2011-06-07 00:27
No es del tipo de cosas que aparezca en las guías turísticas. "Top things to do en no sé qué sitio: Ir a la misa de San Torcuato, a tal hora". De hecho, no fue así como lo planteamos en la oficina de turismo de Nueva Orleans: estábamos en el sur, en el sur se canta gospel en las iglesias, y queríamos escuchar gospel. Nos plantearon dos posibilidades, la primera de las cuales nos venía mal, y la segunda era el servicio de las 6 de la tarde en el santuario de la Virgen de Guadalupe.
Con ese nombre no podía ser más que católica, claro, y lo del góspel no encajaba bien. Pero acabada la presentación, allí que nos fuimos, sin saber muy bien qué esperar.
Para empezar, fresco. Saliendo de la calle, con más de treinta grados, la iglesia era un verdadero oasis. Para seguir, ninguna mirada de "usted no es de la pirroquia". De hecho, un portugués con coleta y bermudas y un español con gafas no llamaban la atención más que un joven negro con camiseta amarilla ajustada y rastas de dos colores o un señor mayor blanco con camisa hawaiana o una soldado con el uniforme de combate o una señora hispana de edad y gafas de concha.
Porque cuando paseas por Bourbon street y por el barrio francés hay una división racial bastante evidente. Los turistas son los de un color, y los que están a las puertas de los locales, o sirviendo, o bailando con 10 o 12 años por unas monedas son de otro. Juntos, pero no revueltos.
Aquí estaban juntos
y revueltos. En el coro había edades, colores de piel, y colores de pelo, todos contrastando con la túnica morada y estola amarilla que es evidente que contrasta con casi todo y que si lo pusiera como colores de una presentación dejaría ciega a la mitad de la audiencia.
Juntos y conjuntados. Yo no entiendo mucho de música, pero el que dirigía el coro tenía un vozarrón y una guitarra eléctrica, y la chica negra que había a la derecha animaba, sonreía, gesticulaba, junto con el resto. Estaban ahí y sentían lo que cantaban, que todo el mundo podía seguir en los libros de himnos que había en la espalda de los bancos.
Y el cura, de Nueva York, de cierta edad, se baja al pasillo de la iglesia para el sermón, gesticulaba, preguntaba, la gente respondía, en un momento determinado, cuando mencionó el Katrina, la gente prorrumpió en aplausos, contaba chistes, y al final, ovación cerrada. Siguieron los himnos, se siguió cantando, nosotros haciendo un poco karaoke porque si apenas me sé el padrenuestro desde que lo cambiaron, imagínate en inglés, que pueden haberlo cambiado también sin habérmelo notificado.

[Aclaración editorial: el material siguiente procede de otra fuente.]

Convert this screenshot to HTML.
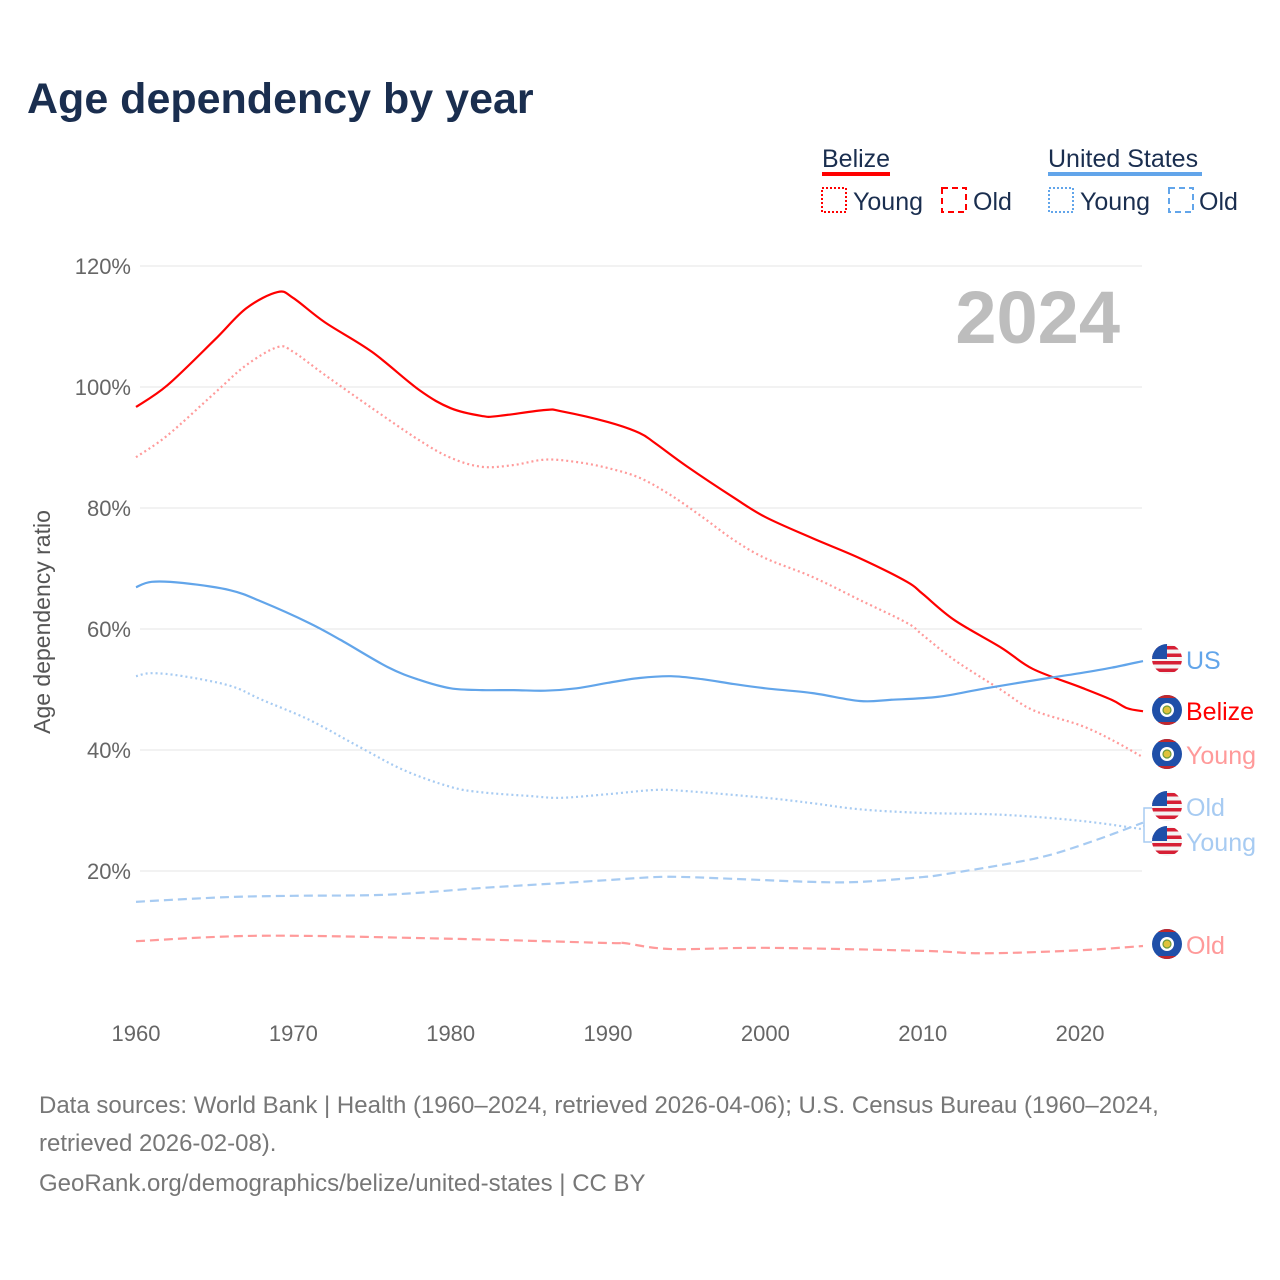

Cuando en Nueva Orleans haz como los nuevaorleanianos: se arrodilla uno cuando tiene que arrodillarse, y se levanta cuando tiene uno que levantarse. Pero llegado el padrenuestro todo el mundo se coge de la mano, los de los bancos de un lado se acercan a los de otro, alzan las manos y lo rezan a gritos (bueno, y algunos hacemos lipdub).
Momento de paz, y también cuando se da la paz, se vuelve uno, aprieta la mano a toda la familia de color de clase media de delante, a los de detrás, a los de al lado. Todas las razas, todos los colores. Buen rollo a espuertas, mucho más auténtico que las declaraciones de amistad a espuertas que surgen después de beberse la octava cerveza americana o la cuarta europea.
Antes de terminar la misa, el cura pide que se levanten aquellos que vayan a cumplir años, aquellos cuyo aniversario de boda sea próximamente, y finalmente el cura, monaguillos (sí, con traje y todo, niño y niña y otro que debía ser presbítero o sacristán o catecúmeno, a saber) salen, cruz por delante, por el pasillo, en procesión; la gente se espera y cuando salen saludan al cura, en la puerta.
Al vernos el corrillo, se nos acerca el cura, nos pregunta, conversa, nos vuelve a contar el chiste del sermón que no habíamos acabado de entender. Ya éramos de la parroquia, y eso que fuimos para escuchar un poco de góspel.